*EXERCISE TASK:*
Give all the lines below again, exactly, with no pictures.

*DATA SEGMENT:*
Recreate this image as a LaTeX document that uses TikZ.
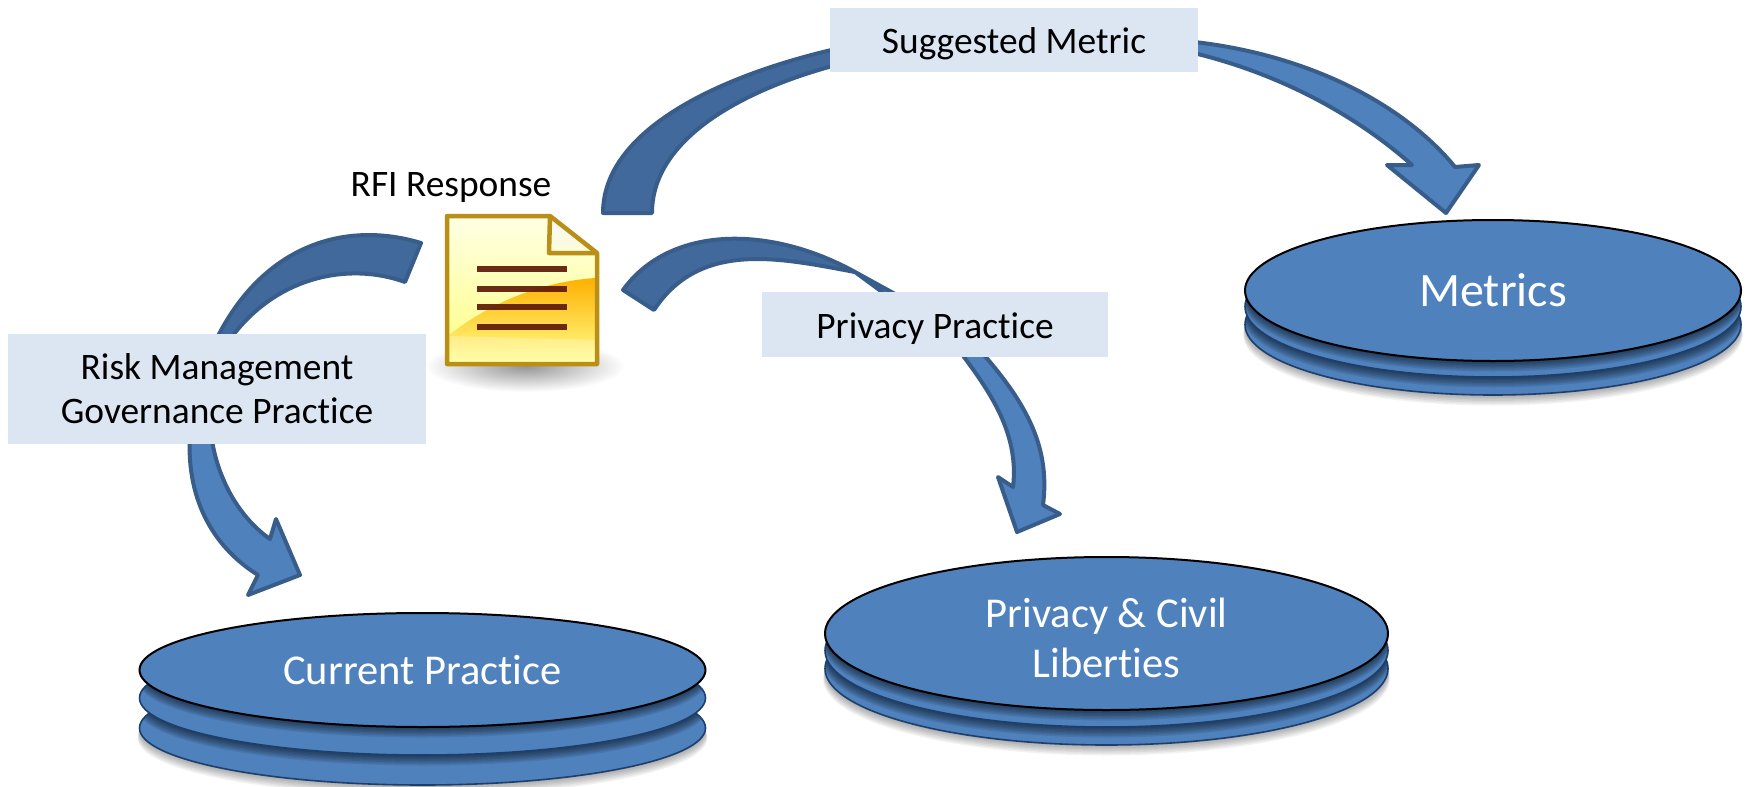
\documentclass[tikz,border=0pt]{standalone}
\usepackage{fontspec}
\setmainfont[Ligatures=NoCommon]{Carlito}
\usetikzlibrary{shapes.geometric}
\definecolor{lightblue}{HTML}{4F81BD}
\definecolor{darkblue}{HTML}{41699B}
\definecolor{edgeblue}{HTML}{385D8A}
\definecolor{labelfill}{HTML}{DCE6F2}
\definecolor{layeredge}{HTML}{1C3F6E}
\definecolor{docedge}{HTML}{B98F18}
\definecolor{docline}{HTML}{5E1A08}
\newcommand{\softshadow}[5]{% cx cy rx ry opacity
  \foreach \d in {1,...,7}{
    \fill[black,opacity=#5] (#1,#2+1.5*\d) ellipse [x radius=#3+0.25*\d, y radius=#4];
  }}
\newcommand{\stackdisc}[7]{% name cx cy rx ry gap1 gap2
  \softshadow{#2}{#3+#6+#7}{#4}{#5}{0.05}
  \fill[lightblue] (#2,#3+#6+#7) ellipse [x radius=#4, y radius=#5];
  \begin{scope}
    \clip (#2,#3+#6+#7) ellipse [x radius=#4, y radius=#5];
    \softshadow{#2}{#3+#6}{#4}{#5}{0.09}
  \end{scope}
  \draw[layeredge,line width=1.6pt] (#2,#3+#6+#7) ellipse [x radius=#4, y radius=#5];
  \fill[lightblue] (#2,#3+#6) ellipse [x radius=#4, y radius=#5];
  \begin{scope}
    \clip (#2,#3+#6) ellipse [x radius=#4, y radius=#5];
    \softshadow{#2}{#3}{#4}{#5}{0.09}
  \end{scope}
  \draw[layeredge,line width=1.6pt] (#2,#3+#6) ellipse [x radius=#4, y radius=#5];
}
\tikzset{
  backarrow/.style={fill=darkblue,draw=edgeblue,line width=4pt,line join=round},
  frontarrow/.style={fill=lightblue,draw=edgeblue,line width=4pt,line join=round},
  labelbox/.style={fill=labelfill,draw=none,inner sep=0pt,align=center,text=black,font=\fontsize{37.4}{44}\selectfont},
  disc/.style={ellipse,fill=lightblue,draw=black,line width=2pt,inner sep=0pt,align=center,text=white,font=\fontsize{42.5}{50}\selectfont},
  plain/.style={inner sep=0pt,text=black,font=\fontsize{37.4}{44}\selectfont},
  docrule/.style={docline,line width=5.5pt,opacity=0.92}
}
\begin{document}
\begin{tikzpicture}[x=1pt,y=-1pt]
\useasboundingbox (0,0) rectangle (1748,787);
\fill[white] (0,0) rectangle (1748,787);

% discs
\stackdisc{cur}{422.5}{670}{283}{57}{28}{30}
\node[disc,minimum width=566pt,minimum height=114pt] (current) at (422.5,670) {Current Practice};
\stackdisc{pri}{1106.5}{633.5}{281.5}{76.5}{17}{18}
\node[disc,minimum width=563pt,minimum height=153pt] (privacy) at (1106.5,633.5) {\rule{0pt}{38pt}Privacy \& Civil\\Liberties};
\stackdisc{met}{1493}{290.5}{248}{70.5}{16}{18}
\node[disc,minimum width=496pt,minimum height=141pt,font=\fontsize{48}{50}\selectfont] (metrics) at (1493,290.5) {Metrics};

% document shadow
\shade[inner color=black!42,outer color=white] (525,366) ellipse [x radius=100, y radius=26];

% document
\coordinate (docTL) at (447,216);
\coordinate (docFold) at (550,216);
\coordinate (docFoldB) at (597,253);
\coordinate (docBR) at (597,364);
\coordinate (docBL) at (447,364);
\shade[top color=white!90!yellow,bottom color=yellow!50!white] (docTL) -- (docFold) -- (docFoldB) -- (docBR) -- (docBL) -- cycle;
\shade[top color=orange!62!yellow,bottom color=yellow!45!white] (595,278) .. controls (540,282) and (490,303) .. (449,335) -- (449,362) -- (595,362) -- cycle;
\fill[white,opacity=0.25] (449,336) -- (449,362) -- (595,362) -- (595,340) -- cycle;
\shade[top color=white!95!gray,bottom color=black!10!yellow!15!white] (docFold) -- (docFoldB) -- (548,253) -- cycle;
\draw[docedge,line width=4.5pt,line join=round] (docTL) -- (docFold) -- (docFoldB) -- (docBR) -- (docBL) -- cycle;
\draw[docedge,line width=4.5pt,line join=round] (docFold) -- (549,253) -- (docFoldB);
\foreach \yy in {269,289,307,327}{
  \draw[docrule] (477,\yy) -- (567,\yy);
}

% left arrow (Current Practice)
\coordinate (curTip) at (300,575);
\coordinate (curBarbA) at (248,595);
\coordinate (curBarbB) at (276,519);
\draw[backarrow] (421,243) .. controls (345,220) and (262,245) .. (215,342)
  -- (228,342) .. controls (275,275) and (350,262) .. (405,282) -- cycle;
\draw[frontarrow] (190,434) .. controls (186,495) and (210,545) .. (258,575)
  -- (curBarbA) -- (curTip) -- (curBarbB) -- (270,539) .. controls (240,518) and (217,480) .. (211,434) -- cycle;

% top arrow (Metrics)
\coordinate (metTip) at (1446,213);
\coordinate (metBarbA) at (1387,165);
\coordinate (metBarbB) at (1479,165);
\draw[backarrow] (603,213) .. controls (603,130) and (720,75) .. (840,48)
  -- (840,64) .. controls (740,90) and (652,140) .. (652,213) -- cycle;
\draw[frontarrow] (1185,41) .. controls (1300,52) and (1400,100) .. (1455,167)
  -- (metBarbB) -- (metTip) -- (metBarbA) -- (1412,165) .. controls (1350,110) and (1270,70) .. (1185,51) -- cycle;

% middle arrow (Privacy)
\coordinate (priTip) at (1017,532);
\coordinate (priBarbA) at (998,477);
\coordinate (priBarbB) at (1060,514);
\draw[backarrow] (623,290) .. controls (670,225) and (770,225) .. (855,272)
  .. controls (780,258) and (700,240) .. (654,310) -- cycle;
\draw[frontarrow] (855,272) -- (906,300) -- (893,300) -- cycle;
\draw[frontarrow] (975,345) .. controls (1030,405) and (1050,450) .. (1043,505)
  -- (priBarbB) -- (priTip) -- (priBarbA) -- (1013,487) .. controls (1020,430) and (985,385) .. (955,345) -- cycle;

% labels
\node[labelbox,minimum width=368pt,minimum height=64pt] (lblMetric) at (1014,40) {\rule{0pt}{34pt}Suggested Metric};
\node[labelbox,minimum width=418pt,minimum height=110pt] (lblRisk) at (217,389) {Risk Management\\Governance Practice};
\node[labelbox,minimum width=346pt,minimum height=65pt] (lblPriv) at (935,324.5) {\rule{0pt}{34pt}Privacy Practice};
\node[plain] (rfi) at (451,188) {RFI Response};
\end{tikzpicture}
\end{document}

*TASK RESPONSE:*
Recreate this image as a LaTeX document that uses TikZ.
\documentclass[tikz,border=0pt]{standalone}
\usepackage{fontspec}
\setmainfont[Ligatures=NoCommon]{Carlito}
\usetikzlibrary{shapes.geometric}
\definecolor{lightblue}{HTML}{4F81BD}
\definecolor{darkblue}{HTML}{41699B}
\definecolor{edgeblue}{HTML}{385D8A}
\definecolor{labelfill}{HTML}{DCE6F2}
\definecolor{layeredge}{HTML}{1C3F6E}
\definecolor{docedge}{HTML}{B98F18}
\definecolor{docline}{HTML}{5E1A08}
\newcommand{\softshadow}[5]{% cx cy rx ry opacity
  \foreach \d in {1,...,7}{
    \fill[black,opacity=#5] (#1,#2+1.5*\d) ellipse [x radius=#3+0.25*\d, y radius=#4];
  }}
\newcommand{\stackdisc}[7]{% name cx cy rx ry gap1 gap2
  \softshadow{#2}{#3+#6+#7}{#4}{#5}{0.05}
  \fill[lightblue] (#2,#3+#6+#7) ellipse [x radius=#4, y radius=#5];
  \begin{scope}
    \clip (#2,#3+#6+#7) ellipse [x radius=#4, y radius=#5];
    \softshadow{#2}{#3+#6}{#4}{#5}{0.09}
  \end{scope}
  \draw[layeredge,line width=1.6pt] (#2,#3+#6+#7) ellipse [x radius=#4, y radius=#5];
  \fill[lightblue] (#2,#3+#6) ellipse [x radius=#4, y radius=#5];
  \begin{scope}
    \clip (#2,#3+#6) ellipse [x radius=#4, y radius=#5];
    \softshadow{#2}{#3}{#4}{#5}{0.09}
  \end{scope}
  \draw[layeredge,line width=1.6pt] (#2,#3+#6) ellipse [x radius=#4, y radius=#5];
}
\tikzset{
  backarrow/.style={fill=darkblue,draw=edgeblue,line width=4pt,line join=round},
  frontarrow/.style={fill=lightblue,draw=edgeblue,line width=4pt,line join=round},
  labelbox/.style={fill=labelfill,draw=none,inner sep=0pt,align=center,text=black,font=\fontsize{37.4}{44}\selectfont},
  disc/.style={ellipse,fill=lightblue,draw=black,line width=2pt,inner sep=0pt,align=center,text=white,font=\fontsize{42.5}{50}\selectfont},
  plain/.style={inner sep=0pt,text=black,font=\fontsize{37.4}{44}\selectfont},
  docrule/.style={docline,line width=5.5pt,opacity=0.92}
}
\begin{document}
\begin{tikzpicture}[x=1pt,y=-1pt]
\useasboundingbox (0,0) rectangle (1748,787);
\fill[white] (0,0) rectangle (1748,787);

% discs
\stackdisc{cur}{422.5}{670}{283}{57}{28}{30}
\node[disc,minimum width=566pt,minimum height=114pt] (current) at (422.5,670) {Current Practice};
\stackdisc{pri}{1106.5}{633.5}{281.5}{76.5}{17}{18}
\node[disc,minimum width=563pt,minimum height=153pt] (privacy) at (1106.5,633.5) {\rule{0pt}{38pt}Privacy \& Civil\\Liberties};
\stackdisc{met}{1493}{290.5}{248}{70.5}{16}{18}
\node[disc,minimum width=496pt,minimum height=141pt,font=\fontsize{48}{50}\selectfont] (metrics) at (1493,290.5) {Metrics};

% document shadow
\shade[inner color=black!42,outer color=white] (525,366) ellipse [x radius=100, y radius=26];

% document
\coordinate (docTL) at (447,216);
\coordinate (docFold) at (550,216);
\coordinate (docFoldB) at (597,253);
\coordinate (docBR) at (597,364);
\coordinate (docBL) at (447,364);
\shade[top color=white!90!yellow,bottom color=yellow!50!white] (docTL) -- (docFold) -- (docFoldB) -- (docBR) -- (docBL) -- cycle;
\shade[top color=orange!62!yellow,bottom color=yellow!45!white] (595,278) .. controls (540,282) and (490,303) .. (449,335) -- (449,362) -- (595,362) -- cycle;
\fill[white,opacity=0.25] (449,336) -- (449,362) -- (595,362) -- (595,340) -- cycle;
\shade[top color=white!95!gray,bottom color=black!10!yellow!15!white] (docFold) -- (docFoldB) -- (548,253) -- cycle;
\draw[docedge,line width=4.5pt,line join=round] (docTL) -- (docFold) -- (docFoldB) -- (docBR) -- (docBL) -- cycle;
\draw[docedge,line width=4.5pt,line join=round] (docFold) -- (549,253) -- (docFoldB);
\foreach \yy in {269,289,307,327}{
  \draw[docrule] (477,\yy) -- (567,\yy);
}

% left arrow (Current Practice)
\coordinate (curTip) at (300,575);
\coordinate (curBarbA) at (248,595);
\coordinate (curBarbB) at (276,519);
\draw[backarrow] (421,243) .. controls (345,220) and (262,245) .. (215,342)
  -- (228,342) .. controls (275,275) and (350,262) .. (405,282) -- cycle;
\draw[frontarrow] (190,434) .. controls (186,495) and (210,545) .. (258,575)
  -- (curBarbA) -- (curTip) -- (curBarbB) -- (270,539) .. controls (240,518) and (217,480) .. (211,434) -- cycle;

% top arrow (Metrics)
\coordinate (metTip) at (1446,213);
\coordinate (metBarbA) at (1387,165);
\coordinate (metBarbB) at (1479,165);
\draw[backarrow] (603,213) .. controls (603,130) and (720,75) .. (840,48)
  -- (840,64) .. controls (740,90) and (652,140) .. (652,213) -- cycle;
\draw[frontarrow] (1185,41) .. controls (1300,52) and (1400,100) .. (1455,167)
  -- (metBarbB) -- (metTip) -- (metBarbA) -- (1412,165) .. controls (1350,110) and (1270,70) .. (1185,51) -- cycle;

% middle arrow (Privacy)
\coordinate (priTip) at (1017,532);
\coordinate (priBarbA) at (998,477);
\coordinate (priBarbB) at (1060,514);
\draw[backarrow] (623,290) .. controls (670,225) and (770,225) .. (855,272)
  .. controls (780,258) and (700,240) .. (654,310) -- cycle;
\draw[frontarrow] (855,272) -- (906,300) -- (893,300) -- cycle;
\draw[frontarrow] (975,345) .. controls (1030,405) and (1050,450) .. (1043,505)
  -- (priBarbB) -- (priTip) -- (priBarbA) -- (1013,487) .. controls (1020,430) and (985,385) .. (955,345) -- cycle;

% labels
\node[labelbox,minimum width=368pt,minimum height=64pt] (lblMetric) at (1014,40) {\rule{0pt}{34pt}Suggested Metric};
\node[labelbox,minimum width=418pt,minimum height=110pt] (lblRisk) at (217,389) {Risk Management\\Governance Practice};
\node[labelbox,minimum width=346pt,minimum height=65pt] (lblPriv) at (935,324.5) {\rule{0pt}{34pt}Privacy Practice};
\node[plain] (rfi) at (451,188) {RFI Response};
\end{tikzpicture}
\end{document}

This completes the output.